Published 24 Jul 2020 | 5 min read

Genetics is the single biggest predictor of an individual’s risk for many common diseases.

Every person has a different risk profile for disease. That profile is made up of different risk factors – things that increase your chances of developing a particular disease. Those risk factors can include things such as age, biological sex, weight, or family history. If you are overweight, your risk for diabetes and cardiovascular is elevated. As you age, your risk of developing most forms of cancer increases across the board.

Some risk factors are changeable, by behaviour (such as giving up smoking) or medication (such as lowering cholesterol levels). Others can’t be changed – like age, biological sex, or your genetics.

Your doctor anticipates illness by measuring those risk factors, and then choosing the levers that can be pulled to bring the changeable risk factors downwards. That lever might be a change in medication, a change in behaviour, or a change to the frequency or type of screening you get, so that if you do get sick your doctor picks it up early.

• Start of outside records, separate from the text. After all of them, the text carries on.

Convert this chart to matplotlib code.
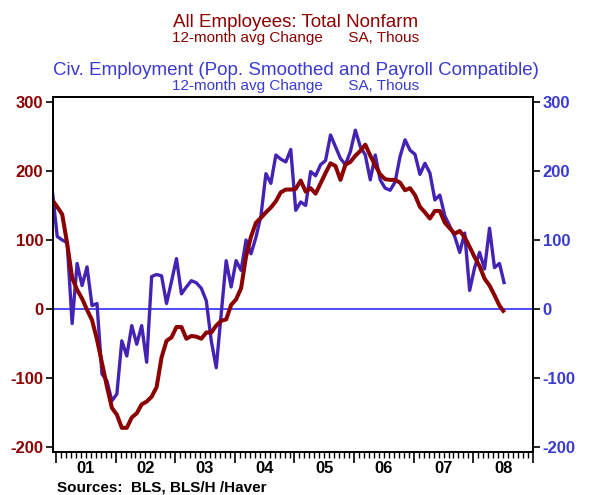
import numpy as np
import matplotlib
matplotlib.use("Agg")
import matplotlib.pyplot as plt
from matplotlib.transforms import blended_transform_factory

# Monthly data, Dec 2000 .. Jul 2008 (12-month avg change, SA, thous)
start_year = 2000
start_month = 12
nonfarm = [158, 148, 137, 95, 45, 28, 15, -1, -16, -44, -78, -112, -143,
           -153, -172, -172, -157, -151, -138, -134, -127, -113, -70, -46, -41,
           -26, -26, -43, -39, -40, -43, -34, -34, -24, -17, -15, 6,
           14, 30, 76, 105, 125, 132, 140, 147, 156, 169, 173, 173,
           174, 186, 170, 175, 167, 182, 197, 211, 207, 187, 209, 213,
           222, 229, 238, 222, 208, 195, 188, 187, 187, 183, 172, 175,
           165, 148, 140, 131, 142, 142, 125, 117, 109, 113, 104, 90,
           75, 62, 44, 34, 20, 5, -5]
civ_emp = [172, 105, 100, 96, -21, 66, 34, 61, 5, 8, -94, -104, -133,
           -123, -46, -68, -24, -51, -24, -77, 47, 50, 48, 8, 40,
           73, 22, 32, 41, 38, 30, 12, -46, -85, -7, 70, 32,
           70, 56, 100, 80, 104, 135, 196, 182, 223, 217, 213, 231,
           143, 155, 150, 199, 193, 209, 215, 252, 235, 218, 209, 228,
           259, 235, 223, 187, 223, 187, 175, 172, 184, 221, 245, 230,
           224, 195, 211, 197, 158, 165, 135, 120, 105, 82, 110, 27,
           60, 82, 58, 117, 60, 66, 36]
year_labels = ["01", "02", "03", "04", "05", "06", "07", "08"]
y_ticks = [-200, -100, 0, 100, 200, 300]

n = len(nonfarm)
months = np.arange(n)
t = start_year + (start_month - 1 + months + 0.25) / 12.0

RED = "#8B0000"
BLUE_LINE = "#4423B4"
BLUE_TXT = "#3A3AD0"
ZERO = "#2E2EFF"

plt.rcParams['font.family'] = ['Liberation Sans', 'DejaVu Sans']

fig = plt.figure(figsize=(5.92, 4.95), dpi=100)
ax = fig.add_axes([53 / 592, 43 / 495, 480 / 592, 355 / 495])

ax.axhline(0, color=ZERO, lw=1.2, zorder=1)
ax.plot(t, civ_emp, color=BLUE_LINE, lw=2.4, zorder=2, solid_capstyle='butt')
ax.plot(t, nonfarm, color=RED, lw=2.9, zorder=3, solid_capstyle='butt')

ax.set_xlim(2000.95, 2009.0)
ax.set_ylim(-207, 307)

ax.set_yticks(y_ticks)
ax.set_yticklabels([str(v) for v in y_ticks])
for lbl in ax.get_yticklabels():
    lbl.set_color(RED)
    lbl.set_fontweight('bold')
    lbl.set_fontsize(12)
ax.tick_params(axis='y', direction='out', length=5, width=1.2, pad=2)

ax2 = ax.twinx()
ax2.set_ylim(ax.get_ylim())
ax2.set_yticks(y_ticks)
ax2.set_yticklabels([str(v) for v in y_ticks])
for lbl in ax2.get_yticklabels():
    lbl.set_color(BLUE_TXT)
    lbl.set_fontweight('bold')
    lbl.set_fontsize(12)
ax2.tick_params(axis='y', direction='out', length=5, width=1.2, pad=2)

years = np.arange(2001, 2010)
ax.set_xticks(years)
ax.set_xticklabels([''] * len(years))
ax.set_xticks(np.arange(2001, 2009, 1 / 12.0), minor=True)
ax.tick_params(axis='x', which='major', direction='out', length=8, width=1.2)
ax.tick_params(axis='x', which='minor', direction='out', length=4, width=1.0)

tr = blended_transform_factory(ax.transData, ax.transAxes)
for i, lab in enumerate(year_labels):
    ax.text(2001 + i + 0.5, -0.025, lab, transform=tr, ha='center', va='top',
            fontsize=12, fontweight='bold', color='black')

for a in (ax, ax2):
    for s in a.spines.values():
        s.set_linewidth(1.3)
        s.set_color('black')

fig.text(0.5, 1 - 27 / 495, "All Employees: Total Nonfarm", color=RED,
         ha='center', va='baseline', fontsize=13.5)
fig.text(0.5, 1 - 42 / 495, "12-month avg Change      SA, Thous", color=RED,
         ha='center', va='baseline', fontsize=11)
fig.text(0.5, 1 - 75 / 495, "Civ. Employment (Pop. Smoothed and Payroll Compatible)", color=BLUE_TXT,
         ha='center', va='baseline', fontsize=13.5)
fig.text(0.5, 1 - 90 / 495, "12-month avg Change      SA, Thous", color=BLUE_TXT,
         ha='center', va='baseline', fontsize=11)
fig.text(57 / 592, 1 - 491 / 495, "Sources:  BLS, BLS/H /Haver", color='black',
         ha='left', va='baseline', fontsize=11, fontweight='bold')

fig.savefig("out.png", dpi=100, facecolor='white')
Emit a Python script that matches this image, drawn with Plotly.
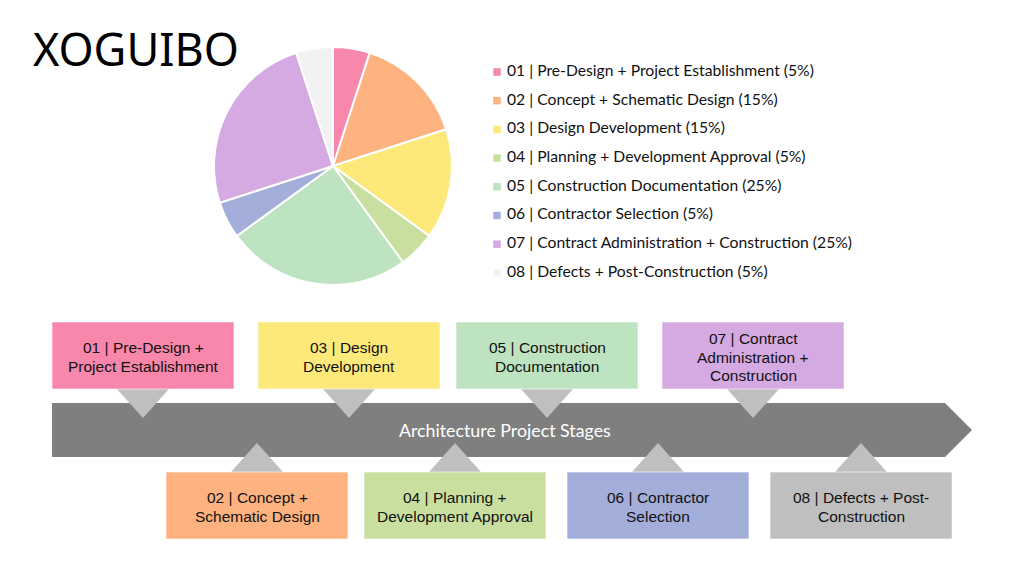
import plotly.graph_objects as go

# ---- data ----
stages = [
    "01 | Pre-Design + Project Establishment",
    "02 | Concept + Schematic Design",
    "03 | Design Development",
    "04 | Planning + Development Approval",
    "05 | Construction Documentation",
    "06 | Contractor Selection",
    "07 | Contract Administration + Construction",
    "08 | Defects + Post-Construction",
]
shares = [5, 15, 15, 5, 25, 5, 25, 5]
box_labels = [
    "01 | Pre-Design +<br>Project Establishment",
    "02 | Concept +<br>Schematic Design",
    "03 | Design<br>Development",
    "04 | Planning +<br>Development Approval",
    "05 | Construction<br>Documentation",
    "06 | Contractor<br>Selection",
    "07 | Contract<br>Administration +<br>Construction",
    "08 | Defects + Post-<br>Construction",
]
title_text = "XOGUIBO"
band_text = "Architecture Project Stages"

# ---- styles / layout ----
pie_colors = ["#F986AB", "#FDB27F", "#FDE97A", "#C9DF9F", "#BDE3C0", "#A3AEDB", "#D5A9E1", "#F2F2F2"]
box_colors = ["#F986AB", "#FDB27F", "#FDE97A", "#C9DF9F", "#BDE3C0", "#A3AEDB", "#D5A9E1", "#BFBFBF"]
W, H = 1024, 575
box_left = [52, 166, 258, 364, 456, 567, 662, 770]
box_w, box_h = 182, 67
top_y, bot_y = 322, 472
tri_half, tri_h = 26, 29
line_gap = 18.5
band = dict(x0=52, x1=945, tip=972, y0=403, y1=457)
legend_x, legend_y0, legend_dy = 497, 72, 28.7

fig = go.Figure()

# pie
cx, cy, r = 333, 166, 119
fig.add_trace(go.Pie(
    values=shares, labels=stages, sort=False, direction="clockwise", rotation=0,
    marker=dict(colors=pie_colors, line=dict(color="white", width=2)),
    textinfo="none", hoverinfo="label+percent", showlegend=False,
    domain=dict(x=[(cx - r) / W, (cx + r) / W], y=[1 - (cy + r) / H, 1 - (cy - r) / H]),
))

# legend (manual)
ly = [legend_y0 + i * legend_dy for i in range(len(stages))]
fig.add_trace(go.Scatter(
    x=[legend_x] * len(stages), y=ly, mode="markers",
    marker=dict(symbol="square", size=7.5, color=pie_colors, line=dict(width=0)),
    hoverinfo="skip", showlegend=False,
))
fig.add_trace(go.Scatter(
    x=[legend_x + 10] * len(stages), y=ly, mode="text",
    text=[f"{s} ({p}%)" for s, p in zip(stages, shares)],
    textposition="middle right",
    textfont=dict(family="Lato", size=15.7, color="#111111"),
    hoverinfo="skip", showlegend=False,
))

shapes = []
# band arrow
shapes.append(dict(
    type="path", xref="x", yref="y", layer="below",
    path=f"M{band['x0']},{band['y0']} L{band['x1']},{band['y0']} L{band['tip']},{(band['y0']+band['y1'])/2} "
         f"L{band['x1']},{band['y1']} L{band['x0']},{band['y1']} Z",
    fillcolor="#7F7F7F", line=dict(width=0),
))
annotations = []
for i, (lab, col) in enumerate(zip(box_labels, box_colors)):
    x0 = box_left[i]
    xc = x0 + box_w / 2
    if i % 2 == 0:
        y0 = top_y
        y1 = y0 + box_h
        tri = f"M{xc - tri_half},{y1} L{xc + tri_half},{y1} L{xc},{y1 + tri_h} Z"
    else:
        y0 = bot_y
        y1 = y0 + box_h
        tri = f"M{xc - tri_half},{y0} L{xc + tri_half},{y0} L{xc},{y0 - tri_h} Z"
    shapes.append(dict(type="path", xref="x", yref="y", layer="below", path=tri,
                       fillcolor="#BFBFBF", line=dict(width=0)))
    shapes.append(dict(type="rect", xref="x", yref="y", layer="below",
                       x0=x0, x1=x0 + box_w, y0=y0, y1=y1,
                       fillcolor=col, line=dict(color="rgba(255,255,255,0.6)", width=1)))
    lines = lab.split("<br>")
    ymid = (y0 + y1) / 2 + 1.5
    for k, ln in enumerate(lines):
        yy = ymid + (k - (len(lines) - 1) / 2) * line_gap
        annotations.append(dict(x=xc, y=yy, xref="x", yref="y", text=ln, showarrow=False,
                                font=dict(family="Liberation Sans", size=15.5, color="#111111"),
                                align="center"))

annotations.append(dict(x=(band['x0'] + band['tip']) / 2 - 7, y=(band['y0'] + band['y1']) / 2, xref="x", yref="y",
                        text=band_text, showarrow=False,
                        font=dict(family="Lato", size=17.8, color="white")))
annotations.append(dict(x=31, y=48, xref="x", yref="y", text=title_text, showarrow=False,
                        xanchor="left", yanchor="middle",
                        font=dict(family="Noto Sans", size=45, color="black")))

fig.update_layout(
    width=W, height=H, margin=dict(l=0, r=0, t=0, b=0),
    paper_bgcolor="white", plot_bgcolor="white",
    xaxis=dict(range=[0, W], visible=False, fixedrange=True),
    yaxis=dict(range=[H, 0], visible=False, fixedrange=True),
    shapes=shapes, annotations=annotations, showlegend=False,
)
fig.write_html("out.html", config={"displayModeBar": False},
               post_script="document.body.style.margin='0';")
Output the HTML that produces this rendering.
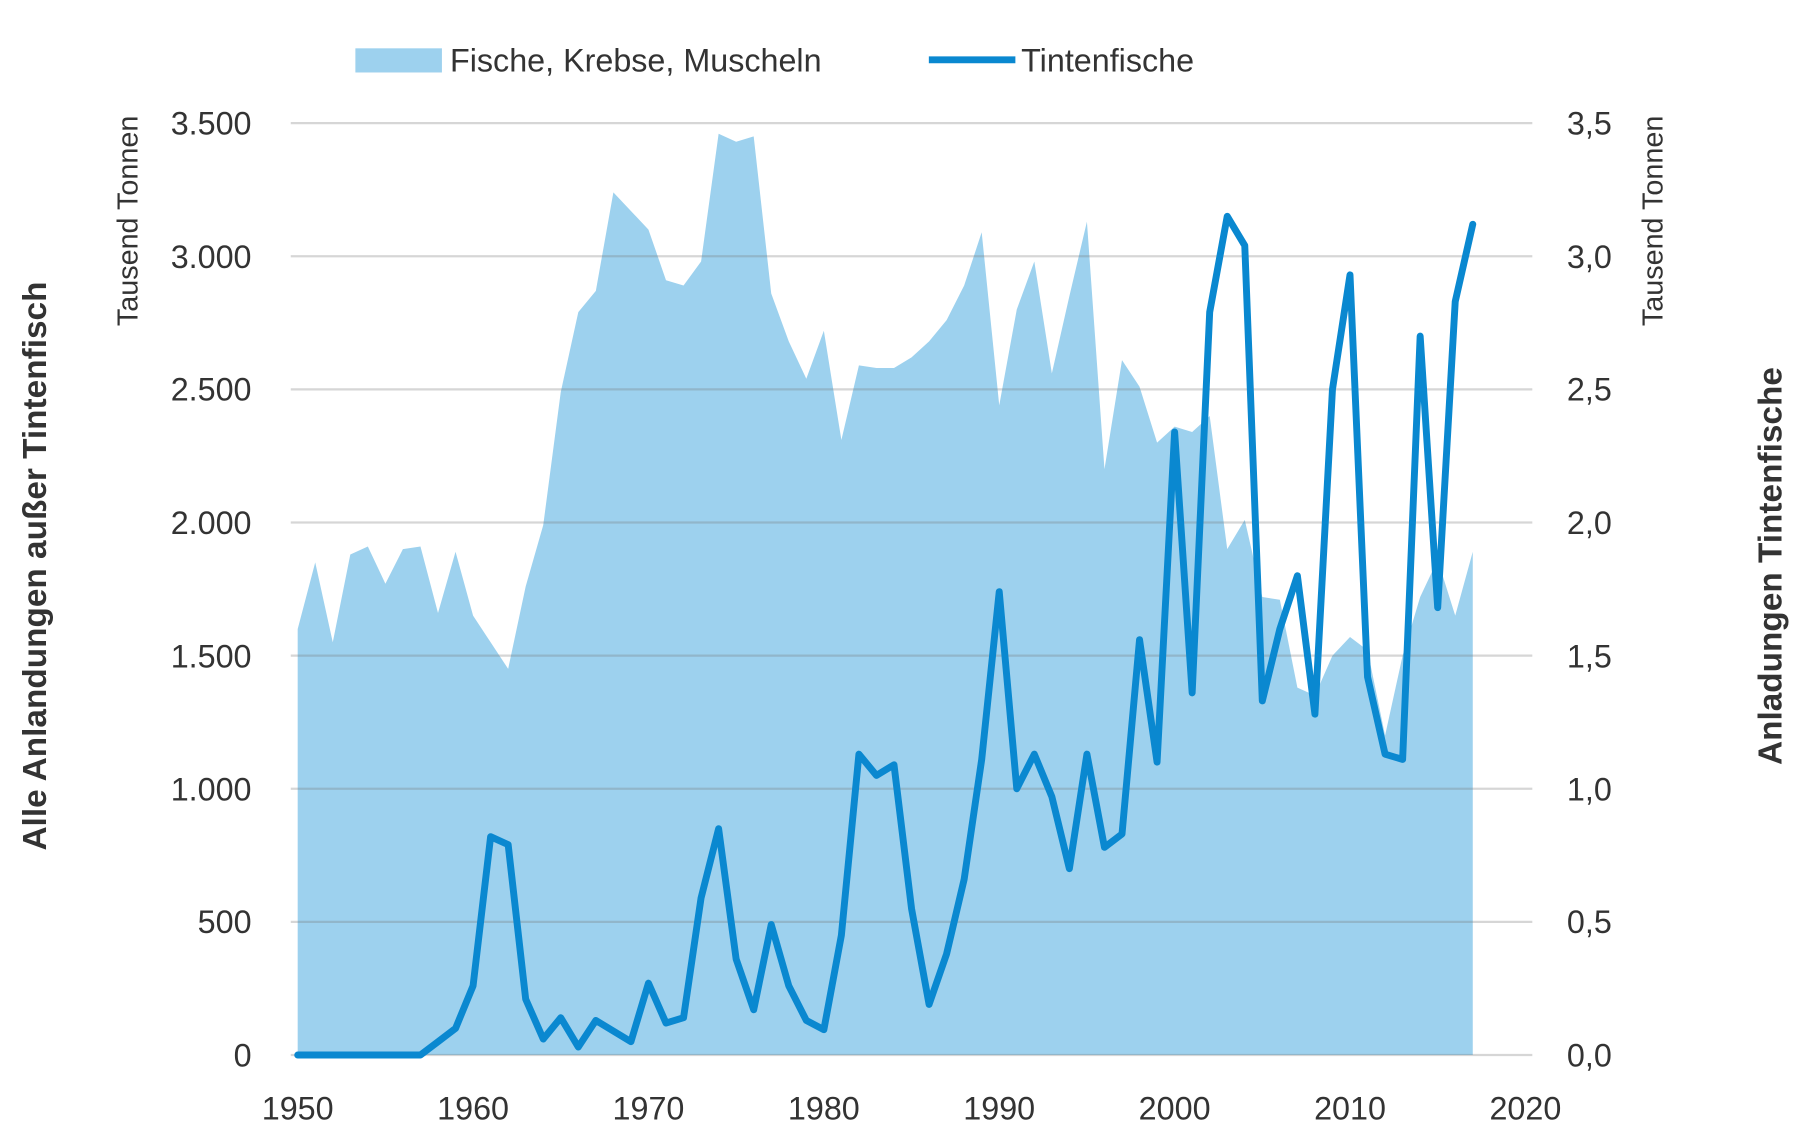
<!DOCTYPE html>
<html><head><meta charset="utf-8"><style>
html,body{margin:0;padding:0;background:#fff}
svg{display:block}
text{font-family:"Liberation Sans",sans-serif;fill:#333}
</style></head><body>
<svg id="s" width="1800" height="1139" viewBox="0 0 1560 990" preserveAspectRatio="none" xmlns="http://www.w3.org/2000/svg">
<g id="g"></g>
<rect x="308" y="42" width="75" height="21" fill="#9dd1ee"/>
<text x="390" y="62" font-size="28">Fische, Krebse, Muscheln</text>
<line x1="805" y1="52" x2="880" y2="52" stroke="#0a88d0" stroke-width="6"/>
<text x="885" y="62" font-size="28">Tintenfische</text>
<g font-size="28" text-anchor="end">
<text x="218" y="117">3.500</text><text x="218" y="233">3.000</text><text x="218" y="348">2.500</text><text x="218" y="464">2.000</text><text x="218" y="580">1.500</text><text x="218" y="696">1.000</text><text x="218" y="811">500</text><text x="218" y="927">0</text>
</g>
<g font-size="28">
<text x="1358" y="117">3,5</text><text x="1358" y="233">3,0</text><text x="1358" y="348">2,5</text><text x="1358" y="464">2,0</text><text x="1358" y="580">1,5</text><text x="1358" y="696">1,0</text><text x="1358" y="811">0,5</text><text x="1358" y="927">0,0</text>
</g>
<g font-size="28" text-anchor="middle">
<text x="258" y="973">1950</text><text x="410" y="973">1960</text><text x="562" y="973">1970</text><text x="714" y="973">1980</text><text x="866" y="973">1990</text><text x="1018" y="973">2000</text><text x="1170" y="973">2010</text><text x="1322" y="973">2020</text>
</g>
<text transform="translate(119,192) rotate(-90)" font-size="25" text-anchor="middle">Tausend Tonnen</text>
<text transform="translate(1441,192) rotate(-90)" font-size="25" text-anchor="middle">Tausend Tonnen</text>
<text transform="translate(40,492) rotate(-90)" font-size="29" font-weight="bold" text-anchor="middle">Alle Anlandungen außer Tintenfisch</text>
<text transform="translate(1544,492) rotate(-90)" font-size="29" font-weight="bold" text-anchor="middle">Anladungen Tintenfische</text>
</svg>
<script>
var A=[1600,1850,1550,1880,1910,1770,1900,1910,1660,1890,1650,1550,1450,1760,1990,2490,2790,2870,3240,3170,3100,2910,2890,2980,3460,3430,3450,2860,2680,2540,2720,2310,2590,2580,2580,2620,2680,2760,2890,3090,2440,2800,2980,2560,2850,3130,2200,2610,2510,2300,2360,2340,2400,1900,2010,1720,1710,1380,1350,1500,1570,1520,1200,1500,1720,1860,1650,1890];
var L=[0,0,0,0,0,0,0,0,50,100,260,820,790,210,60,140,30,130,90,50,270,120,140,590,850,360,170,490,260,130,95,450,1130,1050,1090,550,190,380,660,1110,1740,1000,1130,970,700,1130,780,830,1560,1100,2340,1360,2790,3150,3040,1330,1600,1800,1280,2500,2930,1420,1130,1110,2700,1680,2830,3120];
function X(i){return 258+i*15.2}function Y(v){return 917-v*0.23143}
var ns="http://www.w3.org/2000/svg",g=document.getElementById('g');
function el(t,a){var e=document.createElementNS(ns,t);for(var k in a)e.setAttribute(k,a[k]);g.appendChild(e);return e}
var d="M"+X(0)+","+Y(0);A.forEach(function(v,i){d+=" L"+X(i)+","+Y(v)});d+=" L"+X(A.length-1)+","+Y(0)+"Z";
el('path',{d:d,fill:'#9dd1ee'});
for(var v=0;v<=3500;v+=500)el('line',{x1:252,x2:1328,y1:Y(v),y2:Y(v),stroke:'rgba(120,120,120,0.3)','stroke-width':2});
var p="";L.forEach(function(v,i){p+=(i?" L":"M")+X(i)+","+Y(v)});
el('path',{d:p,fill:'none',stroke:'#0a88d0','stroke-width':6,'stroke-linejoin':'round','stroke-linecap':'round'});
</script>
</body></html>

An individual’s unique genetic make-up is a risk factor for nearly all types of disease. For some diseases – like Huntington’s or cystic fibrosis – genetics is all of the story. If you have a certain genetic mutation you are very likely, or even assured, to get that illness. But for most diseases, including common diseases such as heart disease or prostate cancer, there isn’t a single gene that drives the disease. Instead, the way your genetics influences your likelihood of developing disease is spread across tens of thousands of sites across the genome, which are inconsequential on their own – but summed correctly, can detect significant levels of risk.

Those sums are Polygenic Risk Scores: a way to measure the genetic risk factor for a common disease. Individuals who have a high Polygenic Risk Score for a particular disease have much higher incidences of that disease – sometimes, their risk for a particular disease is the same as someone 10-15 years older than them. For many common diseases, Polygenic Risk Scores are the single most powerful element that you can measure. For breast cancer, they are even more predictive than knowing about other risk factors such as your family history, your BMI, whether you have had hormone replacement therapy, or whether you’ve gone through the menopause. For coronary artery disease too, Polygenic Risk Scores are comparable in their predictive power to key measurements used by your doctor, such as your total cholesterol levels.

The greatest power of a Polygenic Risk Score comes when we integrate it with all of the other risk factors known to play a part in disease risk, to form what is commonly known as an Integrated Risk Tool. These tools can fit seamlessly into doctors’ existing practices. For instance, doctors in the UK measure risk for heart disease using a clinical risk score called QRISK (and in the US, PCE). These combine factors such as age, sex, BMI, smoking history, cholesterol level, blood pressure, and family history, and the results help doctors decide whether or not to assign a patient blood-pressure-lowering medication such as statins. Adding a Polygenic Risk Score into those calculations substantially improves them.

What does this all mean? It means that for many common diseases, doctors have the opportunity to give risk-appropriate advice and medication, including preventative treatment. It means screening can be organised and targeted according to those most at risk. And it means that we can take something that is largely unchangeable – your genetics – and turn it into an incredibly powerful tool for you to manage your health.